Donna Strickland
An Eye for Lasers
Text from poster
Donna Strickland’s work with lasers, specifically her invention of chirped pulse amplification, paved the way toward the shortest and most intense laser pulses. The work shows how high-intensity light interacts with matter, and the technique is used in the machining of glass and some eye surgeries.
Additional Information
Donna Strickland was born in Guelph, Ontario in 1959 to an electrical engineer and a high school English teacher. At school, she quickly viewed science as one of her strengths. With an interest in lasers and electro-optics, she stayed in Canada to study engineering physics at McMaster University, but moved to the United States to complete a PhD from the University of Rochester.

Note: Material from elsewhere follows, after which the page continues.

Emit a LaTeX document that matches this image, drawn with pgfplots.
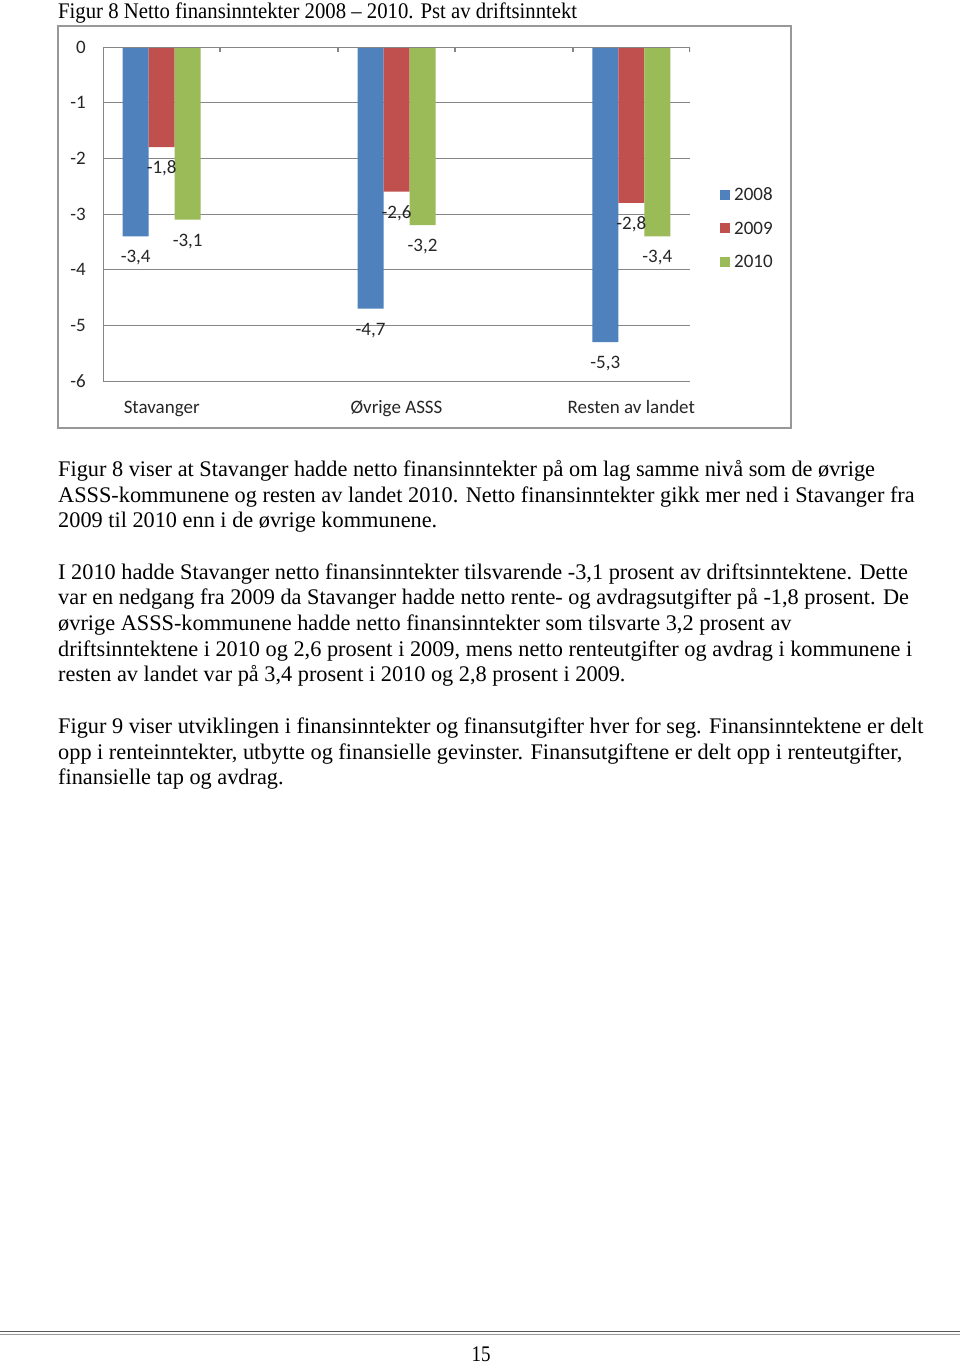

In 1985, Strickland and her PhD supervisor, Gérard Mourou, developed chirped pulse amplification — a way to increase the intensity of a laser without ripping it apart. This would end up leading to the most intense laser pulses ever recorded. Four years later, Strickland obtained her PhD in Optics.
Before settling down at the University of Waterloo in 1997 as a professor in the Department of Physics and Astronomy, she was a research associate at the National Research Council of Canada, a physicist with the Lawrence Livermore National Laboratory, and a member of the technical staff of Princeton’s Advanced Technology Center for Photonics and Opto-electronic Materials.
On top of these positions, she has served on the board of the Optical Society (OSA) and was its president in 2013. She was also a topical editor for Optics Letters, a peer-reviewed scientific journal published by the OSA. Strickland has also served on the board of the Canadian Association of Physicists.
Her research at the University of Waterloo — where she remains today — deals with developing high-intensity laser systems for nonlinear optics investigations. She is also credited with more than 90 publications.
In 2018, Strickland and Mourou were awarded the Nobel Prize in Physics. Although the applications of their research wasn’t clear at the time of development, chirped pulse amplification has numerous wide-ranging uses, including corrective eye surgery and creating small glass parts for cell phones.
Strickland is the first Canadian woman and the third woman in history to receive this prestigious award, an honour she happily shares with women everywhere. While she is aware of gender inequity in STEM, she has admitted to being surprised that her gender was the biggest takeaway of the ceremony as she views herself as a scientist rather than a woman in science.
Strickland is also the recipient of an Alfred P. Sloan Research Fellowship (1998), a Premier’s Research Excellence Award (1999), and a Cottrell Scholar Award (2000).
Donna Strickland’s research on lasers was partially funded by NSERC.